[eDebate] ans Ken
Mon May 28 02:03:48 CDT 2007
swinging wildly, Ken writes...
"if any of you could substantiate your insinuations that the members of the topic committee are idiots..."
no one made such insinuations. your strawperson is stupid.
in fact, I took pains to not blame anyone. that's because I think this year's meltdown is structural: the topic committee invested so much effort in the wording that they didn't consider leaving well enough alone. in fact, the topic selection process has become so elaborated that simple, straightforward, decent resolutions have been replaced by twisty, bureaucratic-speak, too many cooks in the kitchen, each one adding more ingredients, messes. no individuals are at fault, much less idiots, for it. lots of smart people, crappy result.
"having watched literally thousands of debates over the last 26 years, I have to put more blame on poor coaching and lazy researching for the poor arguments (that get worse each year) I hear in so many of those rounds."
but... but... the topic committee members are really smart and hard-working, it's just that all us coaches are "poor" and "lazy"? how the hell does that work, Ken?
and if debate arguments have been getting worse each year for the past 26 years because we coaches have been getting worse and lazier, then 26 years ago the coaches and arguments must have been FRIKKIN AMAZING!!! assuming just a 5% decline per year in lousier-coaching induced argumentative quality, what I would take to be at the limits of discernible quality reduction year-over-year, debate arguments today are only 1/4 as good as they were back in the day. (.95**26= .26). yeah, uhmmm, no.

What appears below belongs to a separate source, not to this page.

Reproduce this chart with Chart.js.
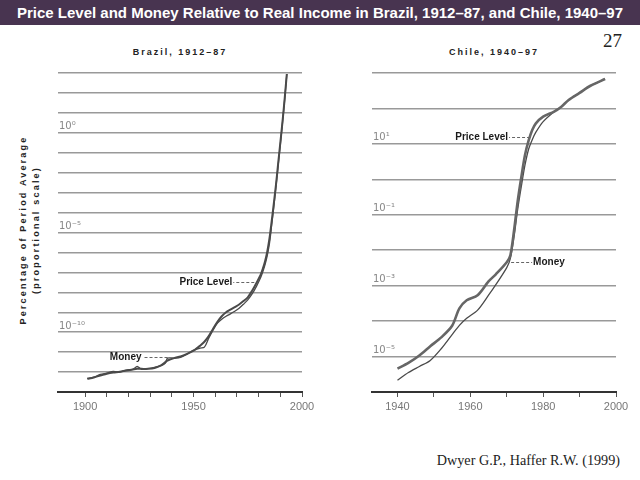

I remember coaches and arguments 26 years ago. neither better nor harder-working than today.
"How about some constructive alternatives?"
i thought i would leave it alone for a couple weeks and think of some. how about something more constructive from you than calling for others to come up with some constructive alternatives?
in any case, I am warming to one idea: the 3+3 rule. Each topic paper designates 3 Resolutions that will appear on the resolutional ballot, without modification, if that topic gets the most votes. The topic committee crafts 3 additional resolutions for a total of 6 on the resolutional ballot. This way the topic paper author gets their resolutions on the ballot without embellishment and the community is guaranteed 3 resolutions they voted for will appear on the ballot without topic committee intervention. This gives authors a bit more work but their reward is they get to craft 3 resolutions for the ballot. Nothing prevents topic paper authors from consulting and getting assistance from seasoned resolution drafters. This also takes some pressure off the topic committee from trying to remain true to the topic paper: they can and ought to explore different aspects of the topic area, offer choices not considered by the authors, and be responsive to community input.
"How about we all get together to ... can make any decent resolution work for the educational benefit of our students."
absolutely. I have for a long time believed that when life gives you lemons, you pick them up and throw them at Ken.